Records from a data source:
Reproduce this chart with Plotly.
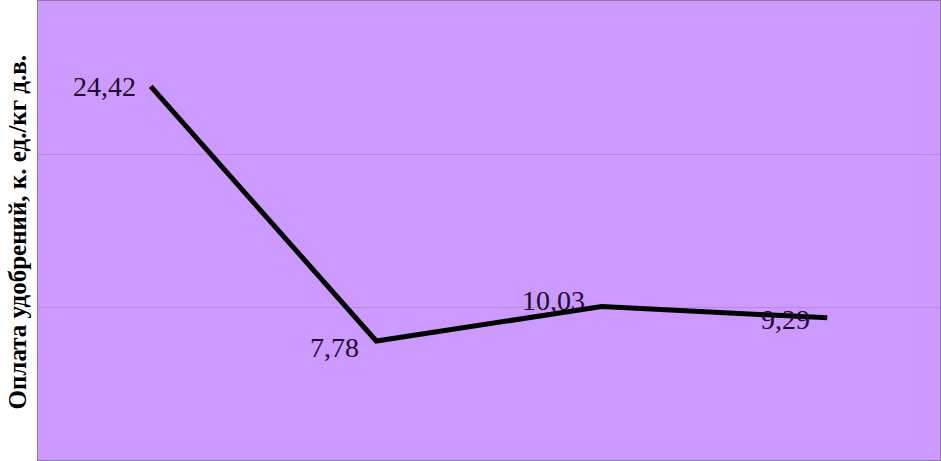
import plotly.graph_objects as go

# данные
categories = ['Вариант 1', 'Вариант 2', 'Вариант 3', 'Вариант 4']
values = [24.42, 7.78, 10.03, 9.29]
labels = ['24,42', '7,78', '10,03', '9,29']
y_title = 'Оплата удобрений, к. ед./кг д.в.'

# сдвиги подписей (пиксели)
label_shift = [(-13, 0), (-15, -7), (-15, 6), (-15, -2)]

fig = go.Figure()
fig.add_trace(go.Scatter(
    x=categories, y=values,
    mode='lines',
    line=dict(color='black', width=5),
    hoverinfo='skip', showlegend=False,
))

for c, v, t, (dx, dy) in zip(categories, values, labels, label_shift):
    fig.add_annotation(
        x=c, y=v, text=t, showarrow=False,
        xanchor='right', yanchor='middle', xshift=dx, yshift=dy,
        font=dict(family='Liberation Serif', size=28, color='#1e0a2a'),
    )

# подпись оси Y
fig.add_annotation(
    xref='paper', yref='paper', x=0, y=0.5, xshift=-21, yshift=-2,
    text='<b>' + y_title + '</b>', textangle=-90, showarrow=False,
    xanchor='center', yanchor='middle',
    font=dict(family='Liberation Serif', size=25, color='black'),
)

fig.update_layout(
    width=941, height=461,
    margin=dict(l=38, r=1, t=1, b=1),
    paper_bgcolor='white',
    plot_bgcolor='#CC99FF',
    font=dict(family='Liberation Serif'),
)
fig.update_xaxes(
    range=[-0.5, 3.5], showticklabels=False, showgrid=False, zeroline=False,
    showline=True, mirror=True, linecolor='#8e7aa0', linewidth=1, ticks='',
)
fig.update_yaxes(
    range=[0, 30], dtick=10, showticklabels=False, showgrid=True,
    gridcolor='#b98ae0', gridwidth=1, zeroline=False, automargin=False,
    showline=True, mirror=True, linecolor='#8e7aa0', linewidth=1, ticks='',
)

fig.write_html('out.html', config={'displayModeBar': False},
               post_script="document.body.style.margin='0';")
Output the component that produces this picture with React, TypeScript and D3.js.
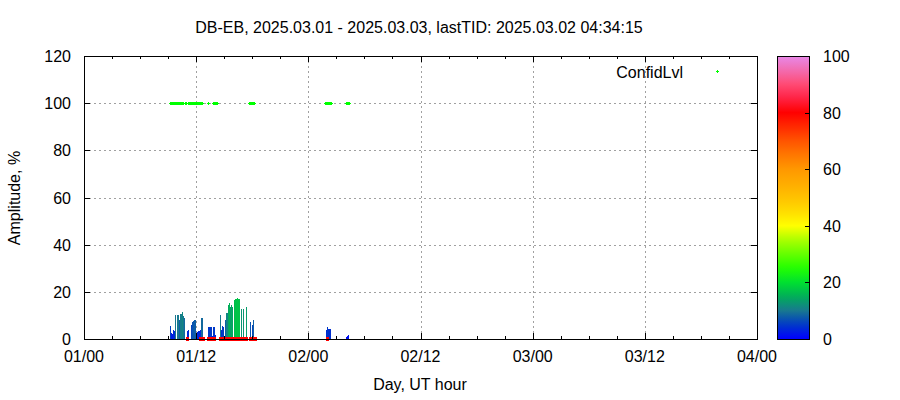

-- Written problem --
Except for the pictures, copy the material above exactly.

-- Response to this exercise --
Reproduce this chart with Plotly.
import plotly.graph_objects as go

# данные
categories = ['Вариант 1', 'Вариант 2', 'Вариант 3', 'Вариант 4']
values = [24.42, 7.78, 10.03, 9.29]
labels = ['24,42', '7,78', '10,03', '9,29']
y_title = 'Оплата удобрений, к. ед./кг д.в.'

# сдвиги подписей (пиксели)
label_shift = [(-13, 0), (-15, -7), (-15, 6), (-15, -2)]

fig = go.Figure()
fig.add_trace(go.Scatter(
    x=categories, y=values,
    mode='lines',
    line=dict(color='black', width=5),
    hoverinfo='skip', showlegend=False,
))

for c, v, t, (dx, dy) in zip(categories, values, labels, label_shift):
    fig.add_annotation(
        x=c, y=v, text=t, showarrow=False,
        xanchor='right', yanchor='middle', xshift=dx, yshift=dy,
        font=dict(family='Liberation Serif', size=28, color='#1e0a2a'),
    )

# подпись оси Y
fig.add_annotation(
    xref='paper', yref='paper', x=0, y=0.5, xshift=-21, yshift=-2,
    text='<b>' + y_title + '</b>', textangle=-90, showarrow=False,
    xanchor='center', yanchor='middle',
    font=dict(family='Liberation Serif', size=25, color='black'),
)

fig.update_layout(
    width=941, height=461,
    margin=dict(l=38, r=1, t=1, b=1),
    paper_bgcolor='white',
    plot_bgcolor='#CC99FF',
    font=dict(family='Liberation Serif'),
)
fig.update_xaxes(
    range=[-0.5, 3.5], showticklabels=False, showgrid=False, zeroline=False,
    showline=True, mirror=True, linecolor='#8e7aa0', linewidth=1, ticks='',
)
fig.update_yaxes(
    range=[0, 30], dtick=10, showticklabels=False, showgrid=True,
    gridcolor='#b98ae0', gridwidth=1, zeroline=False, automargin=False,
    showline=True, mirror=True, linecolor='#8e7aa0', linewidth=1, ticks='',
)

fig.write_html('out.html', config={'displayModeBar': False},
               post_script="document.body.style.margin='0';")
Output the component that produces this picture with React, TypeScript and D3.js.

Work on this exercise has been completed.